As corn and soybean prices continue to plummet under the pressure of high yields and an escalating trade war, farmers can expect little help from crop insurance or from the government safety net. According to Purdue Economist Dr. Chris Hurt, some corn growers will be helped by crop insurance but only if they have very high levels of coverage. “It looks like at 90% coverage on corn with average yields crop insurance would begin to protect below $3.60 December futures, he stated. “But that would only be for those who had extremely high levels of coverage.”

As for soybeans which have seen prices fall over $1.50 a bushel in the past few weeks, Hurt says, “At $10.16 futures with 85% coverage, protection would start at $8.65 with normal yields.” On Tuesday, November Soybeans closed at $8.71.

Michael Langemeier

If you were counting on the county ARC program for help, Purdue economist Michael Langemeier says, in the Eastern Corn Belt, that help may not be there. “I did some number crunching on the county ARC program and the prices for soybeans have to be really low for ARC coverage to kick in here in the Eastern Corn Belt,” he said. “Soybean prices would have to drop below $8.40.”

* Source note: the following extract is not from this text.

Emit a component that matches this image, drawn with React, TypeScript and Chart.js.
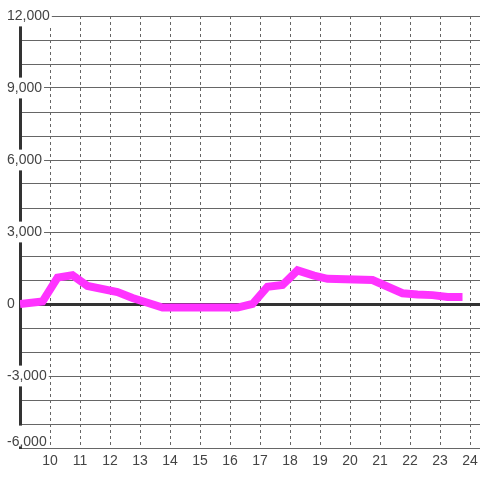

The Trump administration has said it has the farmer’s back, but no relief plans are set to be announced until Labor Day. Dr. Hurt estimates it could cost over $15 billion to make up losses suffered by corn, soybean, and wheat growers.

Corn and soybean growers are not the only ones feeling the pinch. Large pork supplies, rising costs, and potential trade retaliation from both Mexico and China continue to cast a shadow over the pork industry. Losses are expected for the rest of 2018 and 2019. Those losses will be small this summer, but then the bottom falls out. Losses of more than $25 per head are estimated for the last quarter of 2018 and the first quarter of 2019, estimates Hurt. “There is a lot of pork. Production so far this year is up nearly four percent with the number of head coming to market about three percent higher and weights up near one percent,” he stated. “Domestic demand and export demand have been good this year but not strong enough to offset the higher supplies. As a result, live hog prices have been down three percent.”

Trade concerns continue, but exports have remained favorable. The data that is available so far this year, shows pork exports growing by almost six percent. This is on-track with current USDA estimates for pork exports to grow by five percent for the entire year.

Hurt estimates that “Losses for average costs farrow-to-finish operations are estimated to be $8 per head in the second quarter of 2018 and $3 per head of loss in the third quarter. Then losses explode to an estimated $29 per head in the last quarter of 2018 and $24 per head of loss in the first quarter of 2019. On an annual basis, estimated profits were $4 per head above all costs in 2017, are estimated at a loss of $11 a head in 2018, and an even greater loss of $14 per head in 2019.”